Source 3: Real Confluence Pages

Actual ADF JSON extracted from real Confluence pages shows how the format is used in practice.

Advantages:

  • Ground truth - this is what the API actually returns

  • Reveals undocumented attributes

  • Shows real-world usage patterns

Limitations:

  • Requires manual creation of test pages

  • May miss rarely-used features

  • Specific to your Confluence instance

We maintain a dedicated Confluence folder for test pages:

This folder contains sample pages for each ADF node and mark type, used for extracting real-world ADF JSON examples.

Tracking the Three Sources

We maintain a Google Sheet that tracks the relationship between all three sources for each ADF type:

This spreadsheet serves as the master reference for implementation, mapping:

  1. JSON Schema definition name (e.g., codeBlock_node)

  2. Official documentation URL (if available)

  3. Test Confluence page URL (for real-world examples)

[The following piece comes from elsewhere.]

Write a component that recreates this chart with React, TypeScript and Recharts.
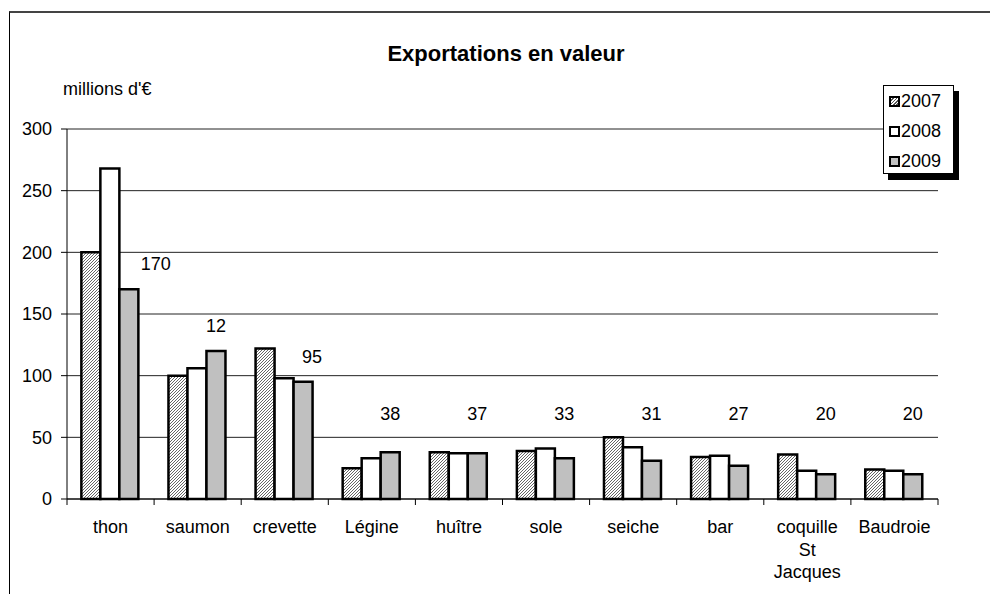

  4. Implementation status (implemented, in progress, not started)

When starting to implement a new ADF type, always consult this spreadsheet first to understand what resources are available.

The Cross-Reference Approach

No single source can be blindly trusted.

Atlassian has historically had discrepancies between:

  • Published JSON schemas and actual API behavior

  • Official documentation and real implementations

  • Different versions of their products

Therefore, we follow a cross-reference approach:

  1. Start with the JSON Schema - Get the formal definition of a model

  2. Check official documentation - Understand the intended purpose and usage

  3. Verify with real examples - Extract actual ADF from Confluence pages

When sources disagree:

  • Real Confluence page output is the ultimate source of truth

  • The JSON schema is the primary reference

  • Official documentation provides context and intent

If discrepancies are significant, document them and make a pragmatic decision based on what actually works.

Implementation Workflow

Step 1: Identify the Model

Each ADF type corresponds to:

  • A definition in the JSON schema (e.g., codeBlock_node, strong_mark)

  • A Python module (e.g., node_code_block.py, mark_strong.py)

  • A Python class (e.g., NodeCodeBlock, MarkStrong)

Note: In some cases, multiple schema definitions may map to a single Python class (e.g., different variants of a node).

Step 2: Gather Information

  1. Query the JSON schema for the definition (use adf-format-json-schema agent skill)

  2. Fetch official documentation (if available)

  3. Create a test Confluence page with the element

  4. Extract the ADF JSON from that page (use adf-json-example agent skill)

Step 3: Cross-Reference and Validate

Compare all sources:

  • Do the schema fields match the real JSON?

  • Are there undocumented attributes in the real example?

  • Does the official documentation describe all fields?

Resolve discrepancies by prioritizing real behavior over documented behavior.

Step 4: Implement the Dataclass

Create the Python dataclass following these rules:

  • Use REQ for required fields, OPT for optional fields

  • Use TypeEnum.xxx.value for the type field

  • Use cross-reference type hints for nested nodes/marks

  • Do not use T.Optional (the OPT sentinel already indicates optionality)

Step 5: Register the Type

Add the new class to the type mapping:

  • Nodes: NODE_TYPE_TO_CLASS_MAPPING in parse_node.py

  • Marks: MARK_TYPE_TO_CLASS_MAPPING in parse_mark.py

Step 6: Write Tests

Create tests that verify:

  • from_dict() correctly parses the real ADF example

  • to_dict() produces equivalent output (round-trip)

  • to_markdown() produces expected Markdown output

Why This Approach?

We chose this pragmatic, verification-based approach because:

  1. Reliability over elegance: A fully automated schema-driven generator sounds nice, but breaks when schemas don’t match reality.

  2. Incremental progress: We can implement models one at a time, testing each thoroughly before moving on.

  3. Real-world validation: Every model is verified against actual Confluence/Jira output, not just specifications.

  4. Graceful degradation: Unimplemented types are skipped rather than causing failures (see Graceful Handling of Unimplemented Types).

The result is a library that may not cover 100% of ADF types immediately, but what it does cover works reliably in production.